Les migrations internationales : un enjeu d’égalité
Cet article, rédigé à la demande du MRAP pour sa revue Différences, revient sur notre vision et nos positionnements sur les migrations internationales.
Depuis plus de 50 ans, le Mouvement des ASTI s’engage aux côtés des personnes étrangères partout en France à travers des actions de terrain (permanences juridiques, cours de français, groupes de parole etc.), des actions de sensibilisations (milieu scolaire, rencontres publiques etc.) et des luttes diverses pour faire changer les choses. Toutes ces actions sont guidées par des valeurs partagées, parmi lesquelles une manière spécifique d’appréhender la question des migrations.
Très tôt dans notre histoire, nous refusons d’agir sur cette question de façon humanitaire.

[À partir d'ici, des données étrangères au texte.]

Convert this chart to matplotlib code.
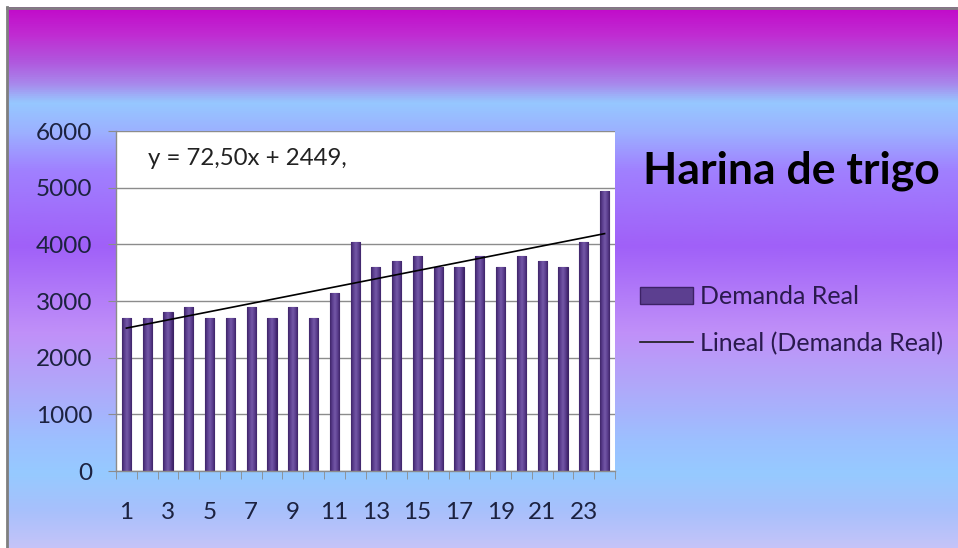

Nous cherchons plutôt à politiser nos actions de solidarité, en étant également attentifs/ves aux relations établies, à la place des premier-e-s concerné-e-s au sein de notre Mouvement mais également à l’autonomie de leurs propres luttes.
Nous voyons les migrations internationales comme un fait inhérent à l’humanité. Les hommes, les femmes et les enfants ont toujours migré et continueront à le faire. A rebours d’arguments utilitaristes (qu’ils soient mobilisés de façon calomnieuse par les personnes qui souhaitent fermer encore plus les frontières ou de façon bienveillante par celles qui souhaitent les ouvrir), nous voyons dans les migrations internationales un enjeu d’égalité et de droits. Ainsi, nous n’adoptons pas une vision comptable des migrations en parlant de chiffres ou en comparant les coûts et les bénéfices dont le risque serait de déshumaniser et dépolitiser les analyses sur la question. Dans un monde où seule une partie de la population a le droit de circuler librement sans risquer sa vie et où l’autre partie est constamment stigmatisée et criminalisée pour exercer ce droit qui lui est refusé, les migrations sont également un enjeu très clair de justice sociale.
Comme de nombreux partenaires, nous chercherons à déconstruire les stéréotypes qui collent encore à la peau des personnes migrantes. Ainsi, il nous semble nécessaire de montrer que les parcours de migrations sont motivés par une multitude de facteurs qui s’imbriquent et qui ne peuvent être réduits à une situation de misère qui pousserait, presque malgré elles/eux, les personnes sur les routes de l’exil. Bien sûr, la situation dans les pays d’origine – parfois liée à des siècles d’esclavagisme, de colonialisme, de néo-colonialisme et d’exploitation des ressources naturelles – n’est plus viable pour de nombreuses personnes. Mais ces parcours de migrations sont également des projets autonomes vers une nouvelle vie, une nouvelle situation personnelle et professionnelle. D’ailleurs, à contre-courant d’une vision stéréotypée sur les migrations féminines qui voit uniquement les femmes comme des « rejoignantes », les femmes – qui constituent aujourd’hui plus de la moitié des personnes migrantes – ont leurs propres projets autonomes de migration dont elles sont pleinement actrices.
Deux revendications sont portées de longue date par notre Mouvement : l’égalité des droits entre les personnes françaises et étrangères et la liberté de circulation et d’installation. Concrètement, il s’agirait de permettre à chacun-e de pouvoir librement circuler, s’installer et bénéficier des mêmes droits sur le territoire français indépendamment de sa nationalité. Afin de se projeter dans la concrétisation de ces revendications, nous avons récemment lancé une campagne pour l’abrogation du Code des personnes étrangères (le CESEDA), seul Code qui cible spécifiquement une partie de la population qui réside sur le sol français. Nous assumons porter une vision utopique des choses mais refusons d’y voir là un problème. Ce sont nos utopies qui nous permettent de donner un cap à notre vision et de guider nos actions sur le terrain.